Si yo, modesto profesor universitario, estradense de nacimiento y vecino de Compostela, copropietario de un discreto patrimonio, de estatura media (que es como llamamos en España a los bajitos), cincuentón y algo achacoso, confesara ahora, en esta columna, que mantengo desde hace meses un romance apasionado con la actriz norteamericana Julia Roberts, provocaría en todos ustedes, queridísimos lectores, una carcajada formidable. En todos, empezando claro está, por mi mujer, con la que llevó felizmente casado muchos años, y por mis dos maravillosas hijas.
Y es que nadie en su sano juicio se creería la mentira sideral de que esa diosa del glamur, que vive a lo grande en un rancho, del tamaño de Santiago, en Nuevo México y tiene una casa que quita el hipo en Malibú, que cobra cientos de millones por película, que es admirada en todo el mundo, cortejada por las empresas más lujosas para que se convierta en su imagen ante el público, iba a dar con sus huesos en un lugar donde llueve diez meses cada año, para entrar en coyunda carnal con servidor. Seamos serios. Lo que no puede ser, no puede ser y, además, es imposible.
Es curioso, sin embargo, que nuestra capacidad para rechazar como veraz, sin rechistar, lo que a todas luces nos parece un cuento chino (por ejemplo mi noviazgo con Juliña, si, ya puestos, ustedes me permiten tal trato familiar) desaparece cuando el objetivo es poner, negro sobre blanco, la obviedad de otras grandísimas mentiras, que nos afectan, además, de la manera directa en que lo hace lo que toca a los bolsillos. Veamos.
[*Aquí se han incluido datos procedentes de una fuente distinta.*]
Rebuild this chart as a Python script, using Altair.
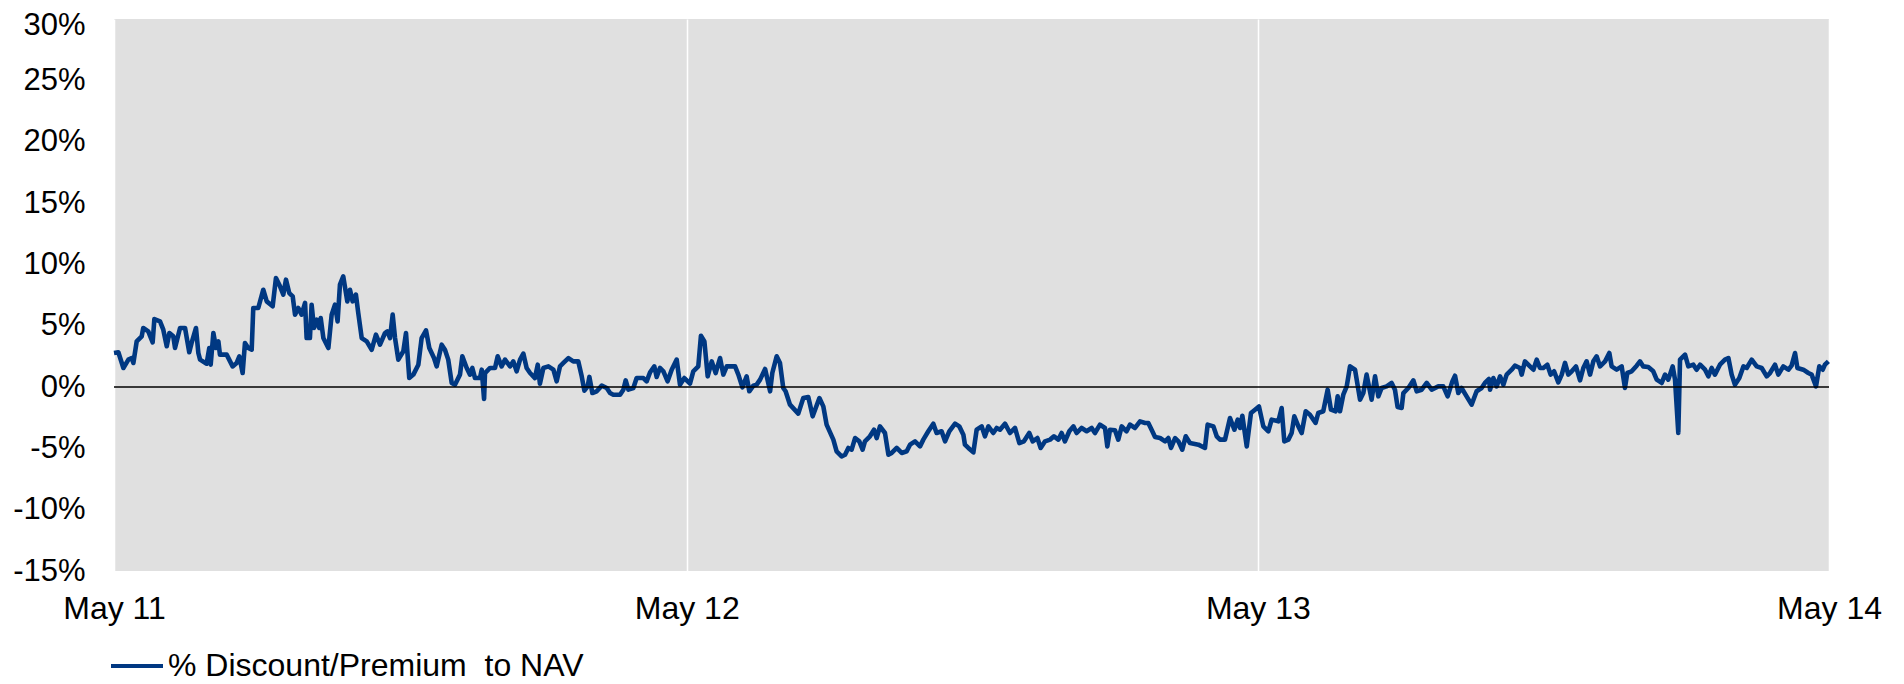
import altair as alt
import pandas as pd

# day offsets from 1 May 2011 and % discount/premium values
days = [
    0.0, 2.8, 6.0, 9.2, 11.3, 12.4, 14.5, 17.7, 18.7, 21.9, 24.7, 25.8, 29.4, 31.5, 33.7, 35.4, 37.9, 39.0,
    42.2, 45.4, 48.1, 49.6, 52.4, 53.9, 55.0, 59.2, 60.9, 61.8, 63.5, 65.2, 66.7, 67.7, 72.0, 75.8, 78.4,
    80.1, 82.2, 83.7, 85.8, 88.0, 89.0, 92.2, 95.4, 97.6, 101.4, 103.5, 106.1, 108.2, 109.9, 112.0, 114.2,
    115.7, 117.8, 119.9, 122.1, 123.1, 125.2, 126.3, 127.8, 129.5, 131.2, 132.1, 133.8, 137.0, 139.1, 141.2,
    142.9, 144.4, 146.5, 149.1, 150.8, 152.5, 154.6, 156.1, 158.3, 161.5, 164.7, 167.4, 170.0, 173.2, 174.7,
    176.4, 178.1, 179.6, 181.7, 184.9, 186.6, 188.7, 191.3, 194.5, 196.6, 199.4, 201.5, 204.5, 206.2, 209.4,
    211.5, 213.6, 215.8, 217.9,
    221.1, 222.6, 225.4, 227.5, 229.0, 230.7, 233.9, 235.0, 236.5, 237.1, 240.3, 243.5, 245.2, 247.7, 249.9,
    253.1, 255.2, 257.3, 259.5, 261.6, 263.7, 265.9, 269.0, 270.8, 272.2, 274.4, 277.6, 280.8, 282.9, 285.0,
    287.2, 290.4, 293.5, 296.7, 298.9, 300.6, 302.7, 303.8, 305.7, 308.5, 311.7, 314.9, 317.0, 319.1, 323.4,
    325.5, 327.0, 328.7, 331.9, 334.0, 338.3, 340.4, 342.6, 345.3, 346.8, 348.9, 351.1, 353.8, 356.4, 359.6,
    361.7, 364.5, 368.1, 370.2, 373.4, 375.1, 377.3, 379.4, 382.0, 384.5, 387.3, 389.4, 391.6, 396.9, 399.0,
    401.6, 404.3, 406.0, 408.6, 410.7, 412.9, 416.1, 419.3, 420.7, 423.5, 425.6, 427.7, 429.2, 432.0, 437.3,
    440.5, 443.7, 446.5, 450.8, 453.3, 455.4, 459.7, 461.8, 465.0, 467.2, 469.3, 471.4, 473.6, 476.3, 478.4,
    479.9, 483.1, 485.7, 487.4, 489.5, 492.7, 494.9, 497.0, 500.2, 503.4, 506.6, 508.7, 511.9, 515.1, 517.2,
    520.4, 523.6, 525.7, 528.9, 531.1, 533.8, 537.5, 540.2, 542.8, 543.8, 546.0, 549.2, 551.3, 554.5, 556.6,
    558.8, 561.9, 564.1, 566.2, 569.4, 572.6, 575.8, 578.6, 581.5, 584.9, 587.1, 590.1, 592.2, 595.0, 598.2,
    600.7, 603.5, 605.6, 607.7, 610.5, 613.1, 615.2, 618.4, 621.6, 624.8, 626.9, 630.1, 633.3, 634.8, 636.5,
    639.7, 641.8, 644.0, 647.1, 649.3, 652.5, 655.7, 658.9,
    661.0, 663.1, 665.3, 668.5, 671.7, 673.8, 675.5, 678.1, 680.2, 682.7, 684.9, 687.6, 693.0, 697.2, 698.9,
    702.6, 704.7, 706.8, 710.0, 713.2, 716.0, 718.1, 719.6, 721.1, 723.9, 726.6, 729.2, 731.7, 734.5, 737.7,
    739.8, 744.1, 746.2, 747.9, 750.5, 752.6, 754.3, 756.9, 759.0, 761.6, 764.3, 767.9, 769.6, 772.8, 775.6,
    777.7, 780.7, 782.0, 783.5, 785.6, 787.8, 789.9, 793.1, 796.3, 798.4, 800.5, 803.7, 805.9, 808.0, 810.1,
    813.3, 816.5, 818.6, 820.3, 822.9, 824.0, 827.2, 830.4, 832.5, 835.7, 838.9, 842.1, 846.3, 849.5, 852.3,
    855.3, 857.0, 859.1, 861.2, 864.4, 867.6, 870.8, 874.0, 876.1, 878.7,
    879.4, 881.5, 883.6, 885.8, 887.9, 890.0, 893.2, 895.3, 898.5, 899.6, 901.7, 904.9, 907.1, 909.2, 911.3,
    913.4, 916.0, 918.1, 920.3, 923.0, 925.2, 927.3, 929.4, 931.6, 934.3, 936.9, 939.0, 941.1, 943.3, 945.4,
    947.5, 949.7, 952.9, 955.6, 957.1, 960.3, 963.5, 965.6, 967.1, 969.9, 973.1, 975.2, 977.3, 980.5, 983.7,
    985.9, 989.1, 991.2, 993.3, 996.1, 997.6, 999.7, 1000.8, 1004.0, 1006.1, 1009.3, 1011.4, 1013.6, 1016.8,
    1018.9, 1021.0, 1023.1, 1026.3, 1029.5, 1031.7, 1033.8, 1035.9, 1038.7, 1041.3, 1043.4, 1046.6, 1049.8,
    1053.0, 1056.2, 1058.3, 1061.5, 1063.6, 1066.8, 1070.0, 1072.1, 1074.3, 1075.8, 1079.6, 1082.8, 1084.9,
    1087.7, 1089.8, 1092.0, 1093.4, 1095.6,
]

values = [
    2.77, 2.83, 1.55, 2.23, 2.36, 1.96, 3.72, 4.13, 4.81, 4.54, 3.64, 5.54, 5.35, 4.67, 3.32, 4.40, 4.13, 3.18,
    4.81, 4.81, 2.83, 3.59, 4.81, 2.77, 2.23, 1.90, 3.18, 1.82, 4.40, 3.18, 3.72, 2.64, 2.64, 1.68, 1.96,
    2.50, 1.14, 3.59, 3.18, 3.04, 6.44, 6.44, 7.93, 6.98, 6.58, 8.89, 8.21, 7.53, 8.75, 7.66, 7.39,
    5.90, 6.44, 5.90, 6.85, 3.99, 3.99, 6.71, 4.81, 5.49, 4.81, 5.62, 3.99, 3.18, 5.90, 6.71,
    5.35, 8.34, 9.02, 6.98, 7.93, 6.98, 7.53, 6.03, 3.99, 3.72, 3.04, 4.27, 3.45, 4.40, 4.54,
    3.99, 5.90, 3.99, 2.23, 2.91, 4.40, 0.73, 1.01, 1.82, 3.99, 4.62, 3.18, 2.36, 1.68, 3.45,
    3.04, 2.23, 0.33, 0.19,
    1.01, 2.50, 1.55, 1.01, 1.55, 0.73, 0.73, 1.41, -0.98, 1.14, 1.55, 1.55, 2.50, 1.68, 2.23,
    1.68, 2.09, 1.28, 2.23, 2.72, 1.55, 1.14, 0.73, 1.82, 0.27, 1.55, 1.68, 1.41, 0.46, 1.68,
    1.96, 2.36, 2.09, 2.09, 0.87, -0.30, 0.05, 0.82, -0.49, -0.35, 0.11, -0.08, -0.49, -0.63, -0.63,
    -0.22, 0.54, -0.22, -0.08, 0.73, 0.73, 0.46, 1.20, 1.68, 0.82, 1.55, 1.28, 0.46, 1.41, 2.23,
    0.19, 0.73, 0.27, 1.28, 1.68, 4.18, 3.72, 0.87, 2.09, 1.14, 2.36, 1.01, 1.68, 1.68, 1.01,
    -0.03, 0.87, -0.35, 0.11, 0.19, 0.60, 1.47, -0.35, 1.14, 2.50, 1.96, -0.08, -0.35, -1.44, -2.17,
    -0.90, -0.82, -2.39, -0.90, -1.58, -3.07, -4.29, -5.24, -5.65, -5.52, -4.97, -5.11, -4.16, -4.43, -5.11,
    -4.43, -4.02, -3.48, -4.16, -3.21, -3.75, -5.52, -5.38, -4.97, -5.38, -5.24, -4.70, -4.43, -4.84, -4.29,
    -3.61, -2.99, -3.75, -3.61, -4.43, -3.61, -2.99, -3.21, -3.89, -4.70, -4.97, -5.33, -3.48, -3.21, -4.02,
    -3.21, -3.75, -3.34, -3.48, -2.99, -3.75, -3.34, -4.57, -4.43, -3.75, -4.43, -4.16, -4.97, -4.43, -4.29,
    -4.02, -4.29, -3.75, -4.43, -3.61, -3.21, -3.75, -3.34, -3.61, -3.34, -3.75, -3.07, -3.34, -4.84, -3.48,
    -3.53, -4.29, -3.21, -3.61, -3.07, -3.34, -2.80, -2.93,
    -2.93, -3.48, -4.08, -4.16, -4.43, -4.16, -4.97, -4.16, -4.43, -5.11, -4.02, -4.57, -4.70, -4.97, -3.07,
    -3.21, -4.02, -4.29, -4.29, -2.53, -3.48, -2.66, -3.34, -2.34, -4.84, -2.12, -1.85, -1.58, -3.21, -3.61,
    -2.66, -2.80, -1.71, -4.43, -4.29, -3.75, -2.39, -3.21, -3.75, -1.98, -2.26, -2.93, -2.12, -1.98, -0.22,
    -1.85, -1.98, -0.76, -1.98, -0.63, 0.05, 1.68, 1.41, -1.03, -0.49, 1.01, -1.03, 0.87, -0.76, -0.08,
    0.05, 0.33, -0.22, -1.63, -1.71, -0.49, -0.08, 0.54, -0.35, -0.22, 0.33, -0.22, 0.05, 0.05, -0.76,
    0.46, 0.92, -0.49, -0.08, -0.76, -1.44, -0.35, -0.08, 0.33, 0.65,
    -0.22, 0.73, 0.05, 0.87, 0.19, 1.01, 1.41, 1.74, 1.55, 1.01, 2.09, 1.68, 1.41, 2.23, 1.55,
    1.55, 1.82, 1.01, 1.28, 0.38, 1.01, 1.96, 1.01, 1.28, 1.68, 0.54, 1.55, 2.09, 1.01, 2.09,
    2.50, 1.68, 2.09, 2.77, 1.68, 1.41, 1.68, -0.08, 1.14, 1.28, 1.74, 2.09, 1.68, 1.63, 1.28,
    0.60, 0.33, 1.01, 0.60, 1.68, 0.60, -3.75, 2.23, 2.64, 1.68, 1.82, 1.41, 1.82, 1.41,
    0.87, 1.55, 1.01, 1.82, 2.23, 2.36, 1.01, 0.19, 0.73, 1.68, 1.55, 2.23, 1.68,
    1.55, 0.87, 1.14, 1.82, 1.01, 1.68, 1.41, 1.74, 2.77, 1.55, 1.41, 1.14, 1.01,
    0.05, 1.68, 1.41, 1.82, 2.09,
]

series_name = "% Discount/Premium\u00a0 to NAV"
y_ticks = [-15, -10, -5, 0, 5, 10, 15, 20, 25, 30]
x_tick_years = [2011, 2012, 2013, 2014]

start = pd.Timestamp("2011-05-01")
df = pd.DataFrame({
    "date": start + pd.to_timedelta(days, unit="D"),
    "value": values,
    "series": series_name,
})
zero_df = pd.DataFrame({"value": [0]})

FONT = "Liberation Sans"
x_dates = [alt.DateTime(year=y, month=5, date=1) for y in x_tick_years]

y_scale = alt.Scale(domain=[y_ticks[0], y_ticks[-1]], nice=False, zero=False)
y_axis = alt.Axis(
    values=y_ticks, labelExpr="datum.value + '%'", title=None, grid=False,
    domain=False, ticks=False, tickSize=0, labelPadding=29, labelFlush=False,
    labelFont=FONT, labelFontSize=31, labelColor="black",
    labelOffset={"condition": {"test": f"datum.value == {y_ticks[-1]}", "value": 6}, "value": 0},
)

x_enc = alt.X(
    "date:T",
    scale=alt.Scale(domain=[x_dates[0], x_dates[-1]]),
    axis=alt.Axis(
        values=x_dates, format="%b %y", title=None, grid=True, gridColor="white",
        gridWidth=1.5, gridOpacity=1, domain=False, ticks=False, tickSize=0,
        labelPadding=22, labelFlush=False, labelOverlap=False,
        labelFont=FONT, labelFontSize=32, labelColor="black",
    ),
)

zero_rule = alt.Chart(zero_df).mark_rule(color="black", strokeWidth=1.3).encode(
    y=alt.Y("value:Q", scale=y_scale, axis=y_axis)
)

line = alt.Chart(df).mark_line(strokeWidth=4.6, strokeJoin="round").encode(
    x=x_enc,
    y=alt.Y("value:Q", scale=y_scale, axis=y_axis),
    color=alt.Color(
        "series:N",
        scale=alt.Scale(range=["#003882"]),
        legend=alt.Legend(
            title=None, orient="none", legendX=-5, legendY=619, symbolType="stroke",
            symbolSize=2704, symbolStrokeWidth=4, labelFont=FONT, labelFontSize=32,
            labelColor="black", labelLimit=2000, padding=0, labelOffset=3,
        ),
    ),
)

chart = alt.layer(line, zero_rule).properties(
    width=1715,
    height=552,
    padding={"left": 106, "top": 11, "right": 67, "bottom": 113},
    autosize=alt.AutoSizeParams(type="none"),
).configure_view(strokeWidth=0, fill="#E0E0E0")

chart.save("out.html", embed_options={"renderer": "svg", "actions": False})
Llegan las vacaciones de Semana Santa y todas las gasolineras del país deciden a la vez aumentar el precio de las gasolinas y el gasoil. Tal incremento no está justificado, desde luego, en un alza de los precios del petróleo, pues tal cosa no ha ocurrido, sino en la simple voracidad especulativa de un sector que sabe que en vacaciones la gente no deja de viajar porque se produzca una subida de los carburantes. Pues bien, pese a la certeza de que esa decisión no puede ser sino el fruto de un acuerdo, que no por tácito o secreto es menos evidente, los consumidores vamos y nos creemos que tal acuerdo, que por supuesto es ilegal, no ha existido en realidad y que el hecho de que los precios suban de forma general en Semana Santa y bajen después, de igual manera, es el puro fruto del azar.
Pues yo me irrito, me entristezco y protesto, no porque me haya afectado la subida de los carburantes -pues me he pasado las vacaciones en mi casa, tan tranquilo-, sino porque esa credulidad tan asombrosa para con los gasolineros se torne, no ya en completo escepticismo, sino en recochineo general, cuando alguien de por aquí pretende haberse echado un ligue en Hollywood. ¡Qué injusticia! ¡Qué falta de ecuanimidad! ¡Cochina envidia!